Auster narra un acontecimiento en apariencia baladí. A los ocho años de edad, él era fanático del equipo de beisbol los Gigantes, y su ídolo era Willie Mays, al igual que su familia. Una tarde, después de un juego contra los Bravos, sus padres se quedaron discutiendo en el estadio; al salir, cruzaron el campo para abandonarlo por la puerta posterior, y Auster se encontró en la salida a Willie –nada menos que a Willie. Paul, atarantado, le pidió un autógrafo, pero no encontró un lápiz en su grupo. Frustrado, lloró toda la noche aplastado por la desilusión. “La vida lo había puesto a prueba y había fallado en todos sentidos”. Pequeño relato que nos enseña el efecto mágico de la escritura y, en su última instancia, elaboración secundaria de las representaciones verbales. Al visualizarla no hace otra cosa que sublimar esta representación de la palabra sucedida en la niñez. De hecho, el autógrafo “quedó” en la mente del niño con su secuela de insatisfacción en un proceso de transición y perpetuación de esos restos verbales.

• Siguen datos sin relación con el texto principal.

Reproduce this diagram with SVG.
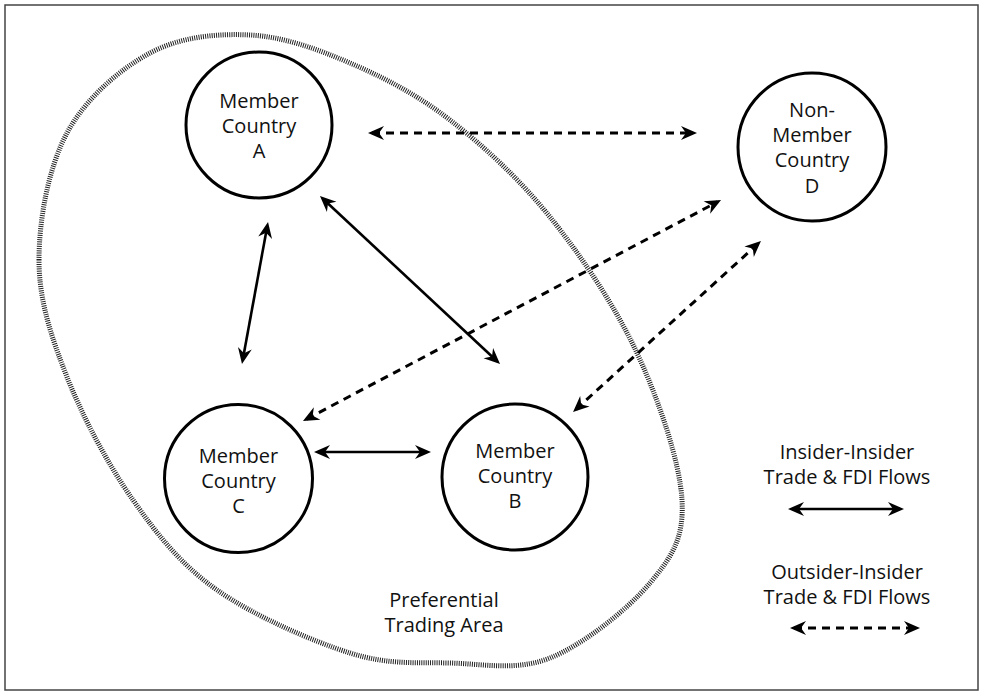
<svg xmlns="http://www.w3.org/2000/svg" width="984" height="696" viewBox="0 0 984 696">
<style>
.node circle{fill:#fff;stroke:#000;stroke-width:3}
text{font-family:"Open Sans","Noto Sans","Liberation Sans",sans-serif;font-size:20px;fill:#111;text-anchor:middle}
.conn line{stroke:#000;stroke-width:2.6;fill:none}
.conn .d{stroke-dasharray:8 6;stroke-width:3}
</style>
<defs>
<marker id="ah" viewBox="-13 -8 18 16" refX="0" refY="0" markerWidth="18" markerHeight="16" markerUnits="userSpaceOnUse" orient="auto-start-reverse">
<path d="M4,0 L-12,-7 L-7,0 L-12,7 Z" fill="#000"/>
</marker>
</defs>
<rect x="5" y="5" width="973" height="685" fill="#fff" stroke="#444" stroke-width="1.5"/>
<g id="trading-area">
<path d="M39,260 C39,219.3 48.5,167.5 67,133 C85.5,98.5 119.5,69.3 150,53 C180.5,36.7 216.7,33.3 250,35 C283.3,36.7 316.7,48.8 350,63 C383.3,77.2 416.7,94.3 450,120 C483.3,145.7 518.8,178.2 550,217 C581.2,255.8 615,305.8 637,353 C659,400.2 679.8,461.7 682,500 C684.2,538.3 672,556.7 650,583 C628,609.3 583.3,644.7 550,658 C516.7,671.3 483.3,663.8 450,663 C416.7,662.2 388.8,665.2 350,653 C311.2,640.8 253.2,615.5 217,590 C180.8,564.5 158,535.5 133,500 C108,464.5 82.7,417 67,377 C51.3,337 39,300.7 39,260 Z" fill="none" stroke="#222" stroke-width="5" stroke-dasharray="1 1.2"/>
<text x="444" y="607">Preferential</text>
<text x="444" y="632">Trading Area</text>
</g>
<g id="connectors" class="conn">
<line class="d" x1="372" y1="133" x2="693" y2="133" marker-start="url(#ah)" marker-end="url(#ah)"/>
<line x1="322.9" y1="198.7" x2="497.1" y2="361.3" marker-start="url(#ah)" marker-end="url(#ah)"/>
<line x1="267.3" y1="225.9" x2="242.7" y2="360.1" marker-start="url(#ah)" marker-end="url(#ah)"/>
<line x1="318" y1="452" x2="427" y2="452" marker-start="url(#ah)" marker-end="url(#ah)"/>
<line class="d" x1="306.5" y1="419.1" x2="717.5" y2="201.9" marker-start="url(#ah)" marker-end="url(#ah)"/>
<line class="d" x1="576" y1="409.3" x2="758" y2="243.7" marker-start="url(#ah)" marker-end="url(#ah)"/>
</g>
<g id="node-a" class="node">
<circle cx="259" cy="125" r="73"/>
<text x="259" y="108">Member</text>
<text x="259" y="133">Country</text>
<text x="259" y="158">A</text>
</g>
<g id="node-d" class="node">
<circle cx="812" cy="147" r="74"/>
<text x="812" y="117">Non-</text>
<text x="812" y="142">Member</text>
<text x="812" y="167">Country</text>
<text x="812" y="193">D</text>
</g>
<g id="node-c" class="node">
<circle cx="238.5" cy="478.5" r="74"/>
<text x="238.5" y="463">Member</text>
<text x="238.5" y="488">Country</text>
<text x="238.5" y="513">C</text>
</g>
<g id="node-b" class="node">
<circle cx="515" cy="477" r="73"/>
<text x="515" y="458">Member</text>
<text x="515" y="483">Country</text>
<text x="515" y="508">B</text>
</g>
<g id="legend">
<text x="847" y="459">Insider-Insider</text>
<text x="847" y="484">Trade &amp; FDI Flows</text>
<g class="conn"><line x1="792" y1="509" x2="900" y2="509" marker-start="url(#ah)" marker-end="url(#ah)"/></g>
<text x="847" y="579">Outsider-Insider</text>
<text x="847" y="604">Trade &amp; FDI Flows</text>
<g class="conn"><line class="d" x1="794" y1="628" x2="916" y2="628" marker-start="url(#ah)" marker-end="url(#ah)"/></g>
</g>
</svg>
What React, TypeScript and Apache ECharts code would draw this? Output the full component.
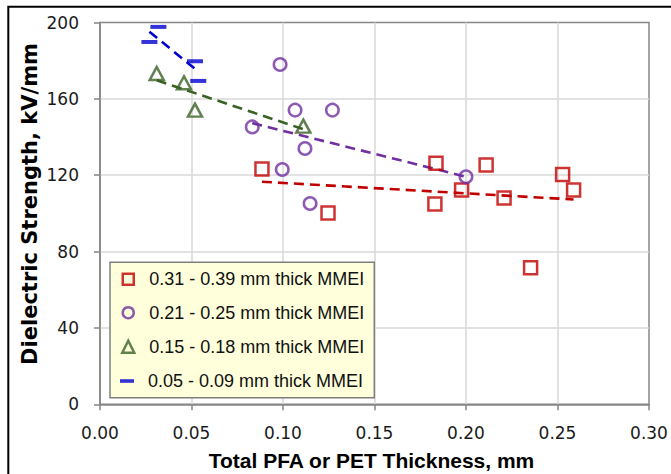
import React, { useEffect, useRef } from "react";
import * as echarts from "echarts";

// ---- data ----
const seriesNames = [
  "0.31 - 0.39 mm thick MMEI",
  "0.21 - 0.25 mm thick MMEI",
  "0.15 - 0.18 mm thick MMEI",
  "0.05 - 0.09 mm thick MMEI",
];

const redX = [0.0885, 0.1246, 0.1836, 0.183, 0.1976, 0.211, 0.2208, 0.2353, 0.2528, 0.2588];
const redY = [123.2, 100.2, 126.3, 104.9, 112.2, 125.3, 108.1, 71.5, 120.4, 112.2];

const purpleX = [0.0984, 0.1066, 0.127, 0.0832, 0.112, 0.0996, 0.1148, 0.2];
const purpleY = [178.0, 154.1, 154.1, 145.3, 134.0, 123.0, 105.2, 119.2];

const greenX = [0.031, 0.0459, 0.0519, 0.1111];
const greenY = [173.3, 168.4, 154.1, 145.7];

const blueX = [0.0319, 0.027, 0.0519, 0.0537];
const blueY = [197.7, 189.8, 179.7, 169.4];

// trend line end points
const redTrendX = [0.0885, 0.2588];
const redTrendY = [116.6, 107.3];
const purpleTrendX = [0.0832, 0.2];
const purpleTrendY = [147.3, 119.2];
const greenTrendX = [0.031, 0.1111];
const greenTrendY = [169.7, 144.1];
const blueTrendX = [0.027, 0.0537];
const blueTrendY = [195.2, 174.3];

const xTicks = { min: 0, max: 0.3, interval: 0.05 };
const yTicks = { min: 0, max: 200, interval: 40 };

const xTitle = "Total PFA or PET Thickness, mm";
const yTitle = "Dielectric Strength, kV/mm";

const zip = (xs: number[], ys: number[]) => xs.map((x, i) => [x, ys[i]]);

const RED = "#c00000";
const PURPLE = "#7030a0";
const GREEN = "#3a6126";
const BLUE = "#0000d0";

export default function App() {
  const ref = useRef<HTMLDivElement>(null);

  useEffect(() => {
    if (!ref.current) return;
    const chart = echarts.init(ref.current, undefined, { renderer: "svg" });

    const axisGray = "#868686";
    const gridGray = "#d9d9d9";
    const dash = [10, 6];

    const hollow = (c: string) => ({ color: "rgba(0,0,0,0)", borderColor: c, borderWidth: 2.5 });

    const trend = (name: string, xs: number[], ys: number[], c: string) => ({
      type: "line",
      name,
      data: zip(xs, ys),
      symbol: "none",
      silent: true,
      z: 3,
      lineStyle: { color: c, width: 2.6, type: dash },
    });

    const legendRows = [279.3, 312.7, 346.7, 381];
    const legendIconCenterX = 127;
    const legendIcons = [
      "path://M0,0H11V11H0Z",
      "circle",
      "path://M6,0L12,12H0Z",
      "path://M0,0H14V3.6H0Z",
    ];
    const legendIconW = [11, 11, 12, 14];
    const legendIconH = [11, 11, 12, 3.6];
    const legendStyles = [
      hollow(RED),
      hollow(PURPLE),
      hollow(GREEN),
      { color: BLUE, borderWidth: 0 },
    ];

    chart.setOption({
      animation: false,
      backgroundColor: "#ffffff",
      grid: {
        left: 100,
        top: 22.5,
        width: 549,
        height: 381.8,
        show: true,
        borderColor: axisGray,
        borderWidth: 1.5,
        backgroundColor: "#ffffff",
        containLabel: false,
        outerBoundsMode: "none",
      },
      xAxis: {
        type: "value",
        min: xTicks.min,
        max: xTicks.max,
        interval: xTicks.interval,
        axisLine: { show: true, lineStyle: { color: axisGray, width: 1.5 } },
        axisTick: { show: true, inside: false, length: 6, lineStyle: { color: axisGray, width: 1.5 } },
        splitLine: { show: true, showMinLine: false, showMaxLine: false, lineStyle: { color: gridGray, width: 1.5 } },
        axisLabel: {
          formatter: (v: number) => v.toFixed(2),
          fontFamily: "DejaVu Sans",
          fontSize: 17,
          color: "#1a1a1a",
          margin: 20,
        },
      },
      yAxis: {
        type: "value",
        min: yTicks.min,
        max: yTicks.max,
        interval: yTicks.interval,
        axisLine: { show: true, lineStyle: { color: axisGray, width: 1.5 } },
        axisTick: { show: true, inside: false, length: 6, lineStyle: { color: axisGray, width: 1.5 } },
        splitLine: { show: true, showMinLine: false, showMaxLine: false, lineStyle: { color: gridGray, width: 1.5 } },
        axisLabel: {
          fontFamily: "DejaVu Sans",
          fontSize: 17,
          color: "#1a1a1a",
          margin: 21,
        },
      },
      legend: seriesNames.map((n, i) => ({
        left: legendIconCenterX - legendIconW[i] / 2,
        top: legendRows[i] - 10,
        padding: 0,
        itemWidth: 32,
        itemHeight: legendIconH[i],
        selectedMode: false,
        symbolKeepAspect: true,
        textStyle: { fontFamily: "Liberation Sans", fontSize: 18, color: "#111", lineHeight: 20 },
        data: [{ name: n, icon: legendIcons[i], itemStyle: legendStyles[i] }],
      })),
      graphic: [
        {
          type: "rect",
          z: 3,
          shape: { x: 110, y: 262.3, width: 264.3, height: 135.5 },
          style: { fill: "#ffffdb", stroke: "#7f7f7f", lineWidth: 1.5 },
          silent: true,
        },
        {
          type: "rect",
          z: 10,
          shape: { x: 8.3, y: 6.8, width: 800, height: 800 },
          style: { fill: "none", stroke: "#000", lineWidth: 2 },
          silent: true,
        },
        {
          type: "text",
          z: 10,
          x: 371.5,
          y: 460.5,
          style: {
            text: xTitle,
            fontFamily: "Liberation Sans",
            fontWeight: "bold",
            fontSize: 21,
            fill: "#000",
            textAlign: "center",
            textVerticalAlign: "middle",
          },
        },
        {
          type: "text",
          z: 10,
          x: 30,
          y: 204,
          rotation: Math.PI / 2,
          style: {
            text: yTitle,
            fontFamily: "DejaVu Sans",
            fontWeight: "bold",
            fontSize: 21,
            fill: "#000",
            textAlign: "center",
            textVerticalAlign: "middle",
          },
        },
      ],
      series: [
        trend("trendRed", redTrendX, redTrendY, RED),
        trend("trendPurple", purpleTrendX, purpleTrendY, PURPLE),
        trend("trendGreen", greenTrendX, greenTrendY, GREEN),
        trend("trendBlue", blueTrendX, blueTrendY, BLUE),
        {
          type: "scatter",
          name: seriesNames[0],
          data: zip(redX, redY),
          symbol: "rect",
          symbolSize: 13,
          itemStyle: hollow(RED),
          silent: true,
          z: 4,
        },
        {
          type: "scatter",
          name: seriesNames[1],
          data: zip(purpleX, purpleY),
          symbol: "circle",
          symbolSize: 12.5,
          itemStyle: hollow(PURPLE),
          silent: true,
          z: 4,
        },
        {
          type: "scatter",
          name: seriesNames[2],
          data: zip(greenX, greenY),
          symbol: "triangle",
          symbolSize: [14, 13],
          itemStyle: hollow(GREEN),
          silent: true,
          z: 4,
        },
        {
          type: "scatter",
          name: seriesNames[3],
          data: zip(blueX, blueY),
          symbol: "rect",
          symbolSize: [16, 4],
          itemStyle: { color: BLUE },
          silent: true,
          z: 4,
        },
      ],
    });

    return () => chart.dispose();
  }, []);

  return (
    <div
      ref={ref}
      style={{ position: "fixed", left: 0, top: 0, width: 671, height: 474 }}
    />
  );
}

El drama está en que la escritura interna –grafía-trazo abre barreras– se ve crónicamente amenazada de borrarse, y la escritura fonética, aparentemente, la atrapa. Leer sería en este sentido preciso conjurar el miedo a la desaparición de la escritura interna. Si la escritura existiera como texto durable la lectura sería su apropiación. Para ello, se precisa la preservación de la adhesión de los sistemas –inscribir y grabar. Lo que equivale a decir que la conciencia consiste en un hilo frágil y misterioso que los liga.
Vicente Rojo intuitivamente dio pie a un fantasma asombroso: la lectura como polvo de huellas mnémicas susceptibles de volatilizarse instantáneamente por poco que falte el contacto y vuelva a aparecer el hueco, el vacío, la desilusión. Él sí tuvo lápiz en momentos decisivos de su vida.
Un saludo a Barbara Jacobs, compañera de esta página y brillante alumna hace años.